The OKRs offer a stable frame: What’s the job? Are they doing it? Are they doing it lawfully, competently, and in a manner befitting the office?
So, let’s apply it. Remember, we’re scoring on a 10 scale, where 10 is the max.
2025 H1 OKR Review
EMPLOYEE: Trump, D. J.
ROLE: President
🧭 Goal 1: Faithfully Execute the Office
Focus: Competence, integrity, subordination to law, service to the people
🔴 ❌ 1.1 Enforce federal law – 1
- Federal enforcement, especially on immigration, routinely bypasses due process
- Court orders ignored or selectively implemented
🔴 ❌ 1.2 Command military lawfully – 1
- Federal enforcement, especially on immigration, routinely bypasses due process
- Court orders ignored or selectively implemented
🔴 ❌ 1.3 Conduct foreign affairs – 1
- Emergency tariffs imposed without legislative approval, some overturned
- Withdrawal from mutual defense pacts, trade agreements without Senate consultation
🔴 ❌ 1.4 Appoint competent, constitutional officers – 1
- Senior appointees lack relevant expertise
- Loyalty to the President routinely prioritized over constitutional duty.

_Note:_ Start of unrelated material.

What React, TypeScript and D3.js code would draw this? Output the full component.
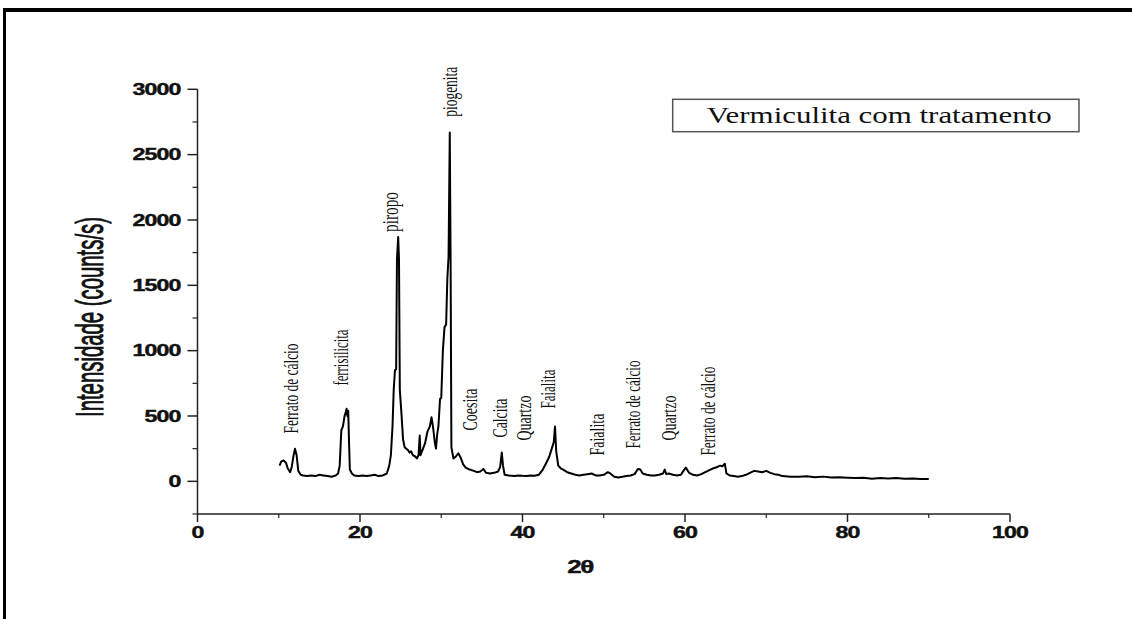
import React from "react";
import * as d3 from "d3";

const twoTheta = [
  10.1, 10.3, 10.6, 10.9, 11.1, 11.4, 11.6, 11.8, 12.0, 12.2, 12.4, 12.7, 13.0, 13.5, 14.0, 14.5, 15.0, 15.5, 16.0, 16.5,
  17.0, 17.3, 17.5, 17.7, 17.9, 18.1, 18.25, 18.35, 18.45, 18.55, 18.65, 18.75, 19.0, 19.3, 19.8, 20.3, 20.8, 21.3, 21.8, 22.3,
  22.8, 23.3, 23.6, 23.8, 24.0, 24.15, 24.3, 24.45, 24.55, 24.7, 24.8, 24.9, 25.1, 25.3, 25.5, 25.7, 25.9, 26.1, 26.3, 26.5,
  26.8, 27.0, 27.2, 27.35, 27.45, 27.7, 28.0, 28.3, 28.6, 28.8, 29.0, 29.2, 29.35, 29.5, 29.65, 29.85, 30.0, 30.2, 30.4, 30.6,
  30.75, 30.9, 31.05, 31.15, 31.25, 31.5, 31.8, 32.1, 32.4, 32.7, 33.0, 33.5, 34.0, 34.4, 34.8, 35.2, 35.5, 36.0, 36.5, 37.0,
  37.25, 37.45, 37.6, 37.8, 38.3, 39.0, 39.5, 40.0, 40.5, 41.0, 41.5, 42.0, 42.5, 43.0, 43.3, 43.6, 43.85, 44.0, 44.15, 44.4,
  44.7, 45.0, 45.5, 46.0, 46.5, 47.0, 47.5, 48.0, 48.5, 49.0, 49.5, 50.0, 50.5, 50.8, 51.3, 51.8, 52.3, 52.8, 53.3, 53.8,
  54.2, 54.5, 54.8, 55.3, 55.8, 56.3, 56.8, 57.3, 57.5, 57.7, 58.0, 58.5, 59.0, 59.5, 59.8, 60.1, 60.5, 61.0, 61.5, 62.0,
  62.5, 63.0, 63.5, 64.0, 64.3, 64.6, 64.9, 65.1, 65.5, 66.0, 66.5, 67.0, 67.5, 68.0, 68.5, 69.0, 69.5, 70.0, 70.5, 71.0,
  71.5, 72.0, 73.0, 74.0, 75.0, 76.0, 77.0, 78.0, 79.0, 80.0, 81.0, 82.0, 83.0, 84.0, 85.0, 86.0, 87.0, 88.0, 89.0, 90.0,
];
const intensity = [
  120, 150, 160, 140, 100, 70, 110, 190, 250, 200, 80, 50, 45, 40, 45, 40, 50, 45, 40, 35,
  45, 60, 120, 390, 420, 500, 530, 555, 500, 540, 300, 90, 60, 45, 40, 45, 40, 45, 50, 40,
  45, 60, 120, 200, 420, 700, 850, 860, 1700, 1870, 1700, 700, 520, 320, 260, 250, 240, 220, 230, 200,
  190, 175, 200, 350, 200, 240, 290, 380, 420, 490, 410, 300, 250, 360, 420, 630, 640, 1000, 1180, 1200,
  1550, 1720, 2670, 1700, 260, 175, 190, 215, 180, 130, 105, 90, 80, 70, 75, 95, 65, 60, 65, 75,
  110, 220, 120, 50, 45, 40, 45, 42, 40, 45, 42, 50, 90, 150, 190, 250, 300, 420, 230, 120,
  100, 90, 70, 60, 50, 45, 50, 55, 60, 45, 45, 50, 70, 60, 35, 30, 35, 40, 45, 55,
  95, 90, 60, 50, 45, 45, 50, 60, 90, 55, 60, 50, 45, 50, 80, 105, 65, 50, 45, 55,
  70, 85, 100, 110, 120, 115, 135, 60, 45, 40, 35, 40, 50, 65, 80, 75, 70, 80, 65, 55,
  50, 40, 35, 35, 38, 32, 36, 30, 32, 28, 25, 28, 20, 25, 22, 25, 20, 22, 18, 18,
];

const xTicks = [0, 20, 40, 60, 80, 100];
const xMinorTicks = [10, 30, 50, 70, 90];
const yTicks = [0, 500, 1000, 1500, 2000, 2500, 3000];
const yMinorTicks = [-250, 250, 750, 1250, 1750, 2250, 2750];

const annotationLabels = [
  "Ferrato de cálcio", "ferrisilicita", "piropo", "piogenita", "Coesita", "Calcita",
  "Quartzo", "Faialita", "Faialita", "Ferrato de cálcio", "Quartzo", "Ferrato de cálcio",
];
const annotationTheta = [12.37, 18.52, 24.65, 31.88, 34.36, 38.09, 41.05, 44.0, 50.03, 54.46, 58.89, 63.69];
const annotationLevel = [366, 733, 1908, 2790, 389, 335, 312, 557, 197, 251, 312, 197];
const annotationLength = [90, 56, 40, 50, 42, 39, 45, 39, 42, 88, 45, 89];

const legendLabel = "Vermiculita com tratamento";
const xTitle = "2θ";
const yTitle = "Intensidade (counts/s)";

export default function App() {
  const W = 1132;
  const H = 619;
  const x = d3.scaleLinear().domain([0, 100]).range([197.5, 1010]);
  const y = d3.scaleLinear().domain([-250, 3000]).range([514, 89.3]);
  const pts = twoTheta.map((t, i) => [t, intensity[i]] as [number, number]);
  const line = d3
    .line<[number, number]>()
    .x((d) => x(d[0]))
    .y((d) => y(d[1]));
  const axisY = y(-250);
  const axisX = x(0);
  const sans = "'Liberation Sans', Arial, sans-serif";
  const serif = "'Liberation Serif', 'Times New Roman', serif";

  return (
    <svg
      width={W}
      height={H}
      style={{ position: "absolute", left: 0, top: 0, background: "#fff" }}
    >
      {/* frame */}
      <line x1={3} x2={W} y1={10} y2={10} stroke="#000" strokeWidth={4} />
      <line x1={4.5} x2={4.5} y1={8} y2={H} stroke="#000" strokeWidth={3} />

      {/* axes */}
      <line x1={axisX} x2={axisX} y1={y(3000)} y2={axisY} stroke="#222" strokeWidth={1.5} />
      <line x1={axisX} x2={x(100)} y1={axisY} y2={axisY} stroke="#222" strokeWidth={1.5} />
      {yTicks.map((t) => (
        <g key={"yt" + t}>
          <line x1={axisX - 10} x2={axisX} y1={y(t)} y2={y(t)} stroke="#222" strokeWidth={1.5} />
          <text
            transform={`translate(${axisX - 17},${y(t) + 5.8}) scale(1.45,1)`}
            textAnchor="end"
            fontFamily={sans}
            fontWeight="bold"
            fontSize={16}
            letterSpacing={-0.6}
            stroke="#111"
            strokeWidth={0.4}
            fill="#111"
          >
            {t}
          </text>
        </g>
      ))}
      {yMinorTicks.map((t) => (
        <line key={"ym" + t} x1={axisX - 5} x2={axisX} y1={y(t)} y2={y(t)} stroke="#222" strokeWidth={1.2} />
      ))}
      {xTicks.map((t) => (
        <g key={"xt" + t}>
          <line x1={x(t)} x2={x(t)} y1={axisY} y2={axisY + 8} stroke="#222" strokeWidth={1.5} />
          <text
            transform={`translate(${x(t)},${axisY + 24}) scale(1.45,1)`}
            textAnchor="middle"
            fontFamily={sans}
            fontWeight="bold"
            fontSize={16}
            letterSpacing={-0.6}
            stroke="#111"
            strokeWidth={0.4}
            fill="#111"
          >
            {t}
          </text>
        </g>
      ))}
      {xMinorTicks.map((t) => (
        <line key={"xm" + t} x1={x(t)} x2={x(t)} y1={axisY} y2={axisY + 4} stroke="#222" strokeWidth={1.2} />
      ))}

      {/* axis titles */}
      <text
        transform={`translate(580,573) scale(1.45,1)`}
        textAnchor="middle"
        fontFamily={sans}
        fontWeight="bold"
        fontSize={18}
        letterSpacing={-1}
        stroke="#111"
        strokeWidth={0.4}
        fill="#111"
      >
        {xTitle}
      </text>
      <text
        transform={`translate(103,317) scale(1.9,1) rotate(-90)`}
        textAnchor="middle"
        fontFamily={sans}
        fontSize={20.3}
        textLength={200}
        lengthAdjust="spacingAndGlyphs"
        stroke="#111"
        strokeWidth={0.5}
        fill="#111"
      >
        {yTitle}
      </text>

      {/* data */}
      <path d={line(pts) || ""} fill="none" stroke="#000" strokeWidth={2} strokeLinejoin="round" />

      {/* peak annotations */}
      {annotationLabels.map((lab, i) => (
        <text
          key={"an" + i}
          transform={`translate(${x(annotationTheta[i])},${y(annotationLevel[i])}) scale(1.55,1) rotate(-90)`}
          fontFamily={serif}
          fontSize={i === 2 ? 15 : 13.5}
          textLength={annotationLength[i]}
          lengthAdjust="spacingAndGlyphs"
          fill="#111"
        >
          {lab}
        </text>
      ))}

      {/* legend */}
      <rect x={672.7} y={99.3} width={406.3} height={32.4} fill="#fff" stroke="#555" strokeWidth={1.5} />
      <text
        x={706.7}
        y={122.7}
        fontFamily={serif}
        fontSize={24}
        textLength={345}
        lengthAdjust="spacingAndGlyphs"
        fill="#111"
      >
        {legendLabel}
      </text>
    </svg>
  );
}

🔴 ❌ 1.5 Respond to emergencies lawfully – 2
- Multiple emergency declarations legally challenged or overturned
- Economic powers invoked for tariffs under questionable pretext
➡️ Average for Goal 1: 1.2
🛡 Goal 2: Preserve, Protect, and Defend the Constitution
Focus: Safeguarding democratic order, institutional integrity, and constitutional boundaries
🔴 ❌ 2.1 Acknowledge the people as sovereign – 1
- Regularly portrays political opponents and voters (his bosses) as illegitimate
- Uses language of insubordination and contempt toward the public
🔴 ❌ 2.2 Subordination to institutions – 1
- Defies congressional subpoenas and federal court rulings
- Publicly denigrates courts and Congress
🔴 ❌ 2.3 Preserve dignity of office – 1
- Pattern of personal profiteering and grievance-fueled spectacle
- “Crypto dinner” and related regulatory moves appear self-serving (ignores appearance of impropriety).
🔴 ❌ 2.4 Uphold separation of powers – 2
- Selective judicial compliance
- Executive actions frequently overturned on constitutional grounds
🔴 ❌ 2.5 Follow constitutional mandates – 1
- Ignores due process in enforcement
- Flouts congressional appropriations and statutory constraints
🔴 ❌ 2.6 Protect civil liberties – 1
- Civil liberties threatened through aggressive federal policing and surveillance
- Documented cases of US citizens detained or deported without due process
- Systematic dismantling of civil rights enforcement across federal agencies
🔴 ❌ 2.7 Uphold democratic legitimacy – 1
- Undermines voter access in key jurisdictions
- Casts doubt on certified elections
- Openly re-litigating 2020 election to delegitimize opposition
➡️ Average for Goal 2: 1.14
Overall POTUS OKR Compliance Score (H1 2025): 1.17/ 10 ☹️
Unfortunately, as of H1 2025 the President is a bad employee.